Lou Engle
In recent years, thanks largely to his leadership of TheCall Ministries, Lou Engle has become one of the more prominent players on the American religious right.
About Lou Engle
A zealous opponent of abortion and LGBT rights, he has called homosexuality a “spirit of lawlessness,” suggested that it should be criminalized, and spoken at a highly controversial rally in Uganda where speakers backed a bill authorizing the death penalty for gay men and lesbians in some circumstances.
Engle is known for staging massive prayer rallies in cities around the globe since 2000 and is also a senior member of a radical Christian movement called the New Apostolic Reformation, which seeks to unite Protestants, vanquish demons, and evangelize the planet. At the same time, he has associated closely with several archconservative politicians, including Kansas Gov. Sam Brownback.
After drawing widespread criticism from more moderate Christians and others, Engle has worked to improve his image. In 2010, before speaking at the rally in Uganda, he issued a statement saying he did not support the death penalty for gay people. However, according to The New York Times, when he spoke at the rally he only “praised the country’s ‘courage’ and ‘righteousness’ in promoting the bill.”

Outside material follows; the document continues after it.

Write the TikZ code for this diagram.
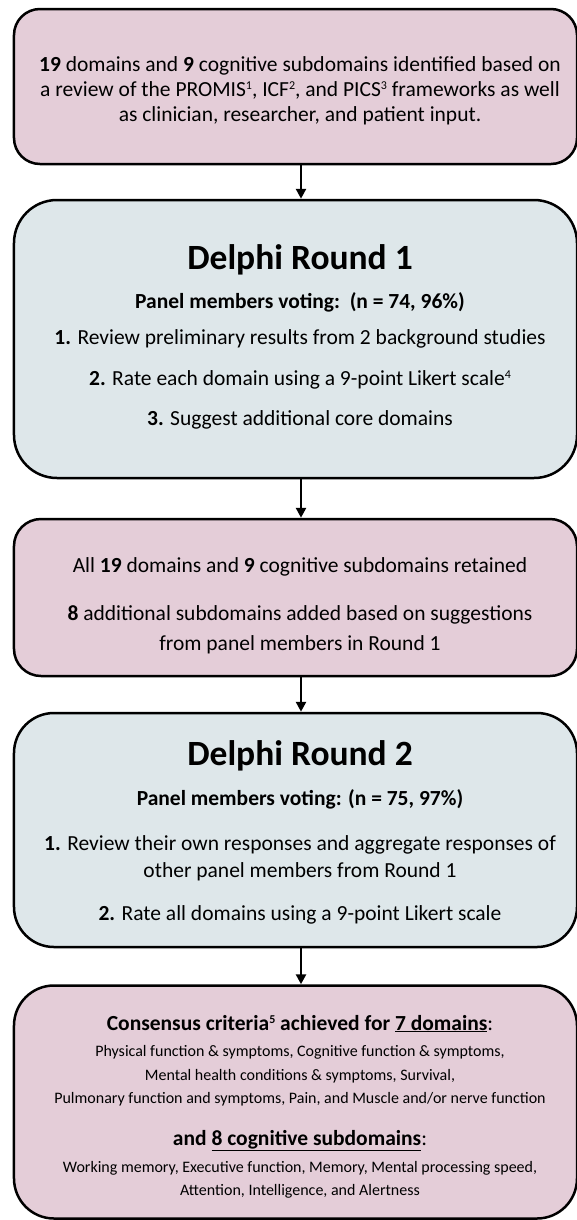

Later, speaking to a reporter with Religion Dispatches magazine, he repeated that he did not support the death penalty for homosexuality — but said that his “main thing” was to prevent its legalization (homosexual conduct is illegal in Uganda but not in the United States since the Supreme Court’s 2003 Lawrence decision). He suggested that there should be “some kind of restraint, a legal restraint and a punishment.” He added that the Ugandan anti-gay legislators merely wanted “to protect their society” and “were just wanting to do the right thing.”
Engle also has taken time out from his core issues to suggest that Muslims are “fueling the demonic realm” and in the thrall of “spiritual dark powers.” In November 2011, he led a huge and controversial Detroit prayer rally so that “the love of Jesus would break in on Muslims all across this area.”
During a May 2012 speech to the Christian Broadcasting Network’s “Week of Prayer,” Engle compared the struggle over gay rights to the Civil War – with anti-gay activists in the role of an idealized Confederacy. He exhorted conservative Virginians to follow the example of native son Robert E. Lee in resisting federal oppression. Lee, the general who commanded the Confederate army, “was able to restrain Washington, he took his stand and held back those forces,” Engle said. The speech also invoked another rebellious Virginian, General Thomas “Stonewall” Jackson. Conservatives opposed to the demonic “principles and powers” behind homosexuality, Engle said, should “raise up a stone wall to restrain the agenda that is coming out of D.C.”